The standard is organized into 6 control objectives covering 12 requirements — things like protecting stored data, using strong access controls, and monitoring your systems. Don’t worry: most small merchants only have to address a small slice of these.
What happens if you ignore it?
Non-compliance has real consequences. Your processor can charge monthly non-compliance fees until you attest. If you suffer a data breach while non-compliant, you can face significant liability, forensic investigation costs, and card-brand penalties. In the worst case, you can lose the ability to accept cards altogether — which for most businesses is not survivable.
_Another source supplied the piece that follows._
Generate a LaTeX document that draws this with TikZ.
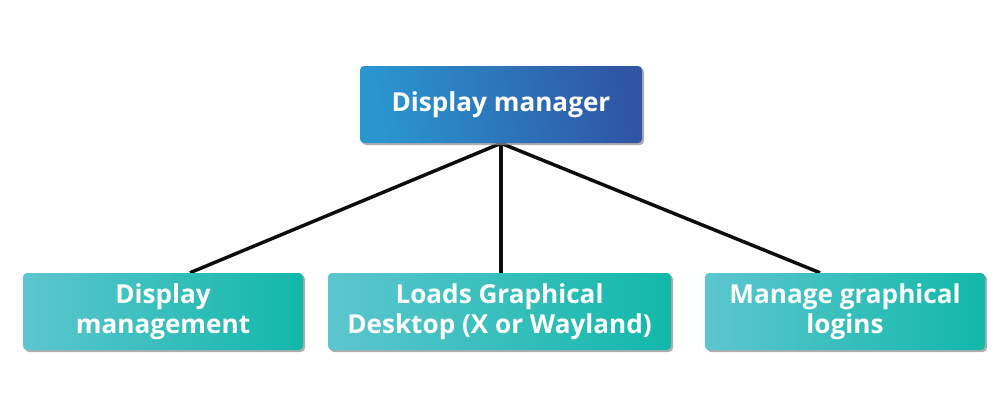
\documentclass[tikz,border=0pt]{standalone}
\usepackage{fontspec}
\setmainfont{Open Sans}
\usetikzlibrary{shadows,calc,backgrounds}
\definecolor{topL}{HTML}{2A96D0}
\definecolor{topR}{HTML}{2F55A6}
\definecolor{botL}{HTML}{5CC6CF}
\definecolor{botR}{HTML}{12B8A9}
\tikzset{
  box/.style={rounded corners=3pt, minimum height=57.75pt, align=center,
    text=white, font=\fontsize{19.6}{22.8}\selectfont\bfseries, inner sep=0pt,
    drop shadow={shadow xshift=1.5pt, shadow yshift=-1.5pt, fill=black!45, opacity=0.7}},
  topbox/.style={box, left color=topL, right color=topR, shading angle=100},
  botbox/.style={box, left color=botL, right color=botR},
  link/.style={line width=2.6pt, black!95}
}
\begin{document}
\begin{tikzpicture}[x=0.75pt,y=-0.75pt]
\useasboundingbox (0,0) rectangle (1000,405);
\node[topbox, minimum width=211.5pt] (dm) at (501,104.5) {Display manager};
\node[botbox, minimum width=210pt] (a) at (163,311.5) {Display\\management};
\node[botbox, minimum width=257.25pt] (b) at (499.5,311.5) {Loads Graphical\\Desktop (X or Wayland)};
\node[botbox, minimum width=210pt] (c) at (845,311.5) {Manage graphical\\logins};
\coordinate (ae) at ($(a.north)+(27,0)$);
\coordinate (ce) at ($(c.north)+(-25,0)$);
\begin{scope}[on background layer]
\draw[link] (dm.south) -- (ae);
\draw[link] (dm.south) -- (a.north -| dm.south);
\draw[link] (dm.south) -- (ce);
\end{scope}
\end{tikzpicture}
\end{document}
The good news: for the vast majority of small businesses, especially those using hosted platforms like Zyro, compliance is achievable with one of the simplest SAQ types and modest effort.
Do You Need to Be PCI Compliant?
Yes. If you accept credit or debit cards — online, in person, or over the phone — PCI compliance applies to you. There’s no size threshold that exempts you. A one-person shop selling handmade goods through a Zyro store is just as much in scope as a national chain (though the amount of work is very different).
Your merchant level
The card brands sort merchants into levels 1 through 4 based on annual transaction volume and risk. Most small businesses fall into Level 4 — the lowest-volume, lowest-effort category, which typically means you self-assess rather than undergo a formal audit.
Your acquirer assigns your level, so if you’re unsure, ask them directly. Don’t assume a specific transaction threshold from something you read online — those numbers vary by card brand and can change.
Why they sent you the questionnaire
Your processor sends the compliance questionnaire (the SAQ) because they are obligated to ensure the merchants they serve are compliant. When you complete it and submit your AOC (Attestation of Compliance), you’re formally telling them “I’ve reviewed the applicable requirements and I meet them.” It’s an annual expectation — not a one-time hurdle.
Which SAQ Do You Need?
An SAQ (Self-Assessment Questionnaire) is a checklist tailored to how you accept payments. Choosing the right one is the single most important step, because it determines how much you actually have to do. Pick the wrong one and you’ll either do too much work or attest to something that doesn’t fit your setup.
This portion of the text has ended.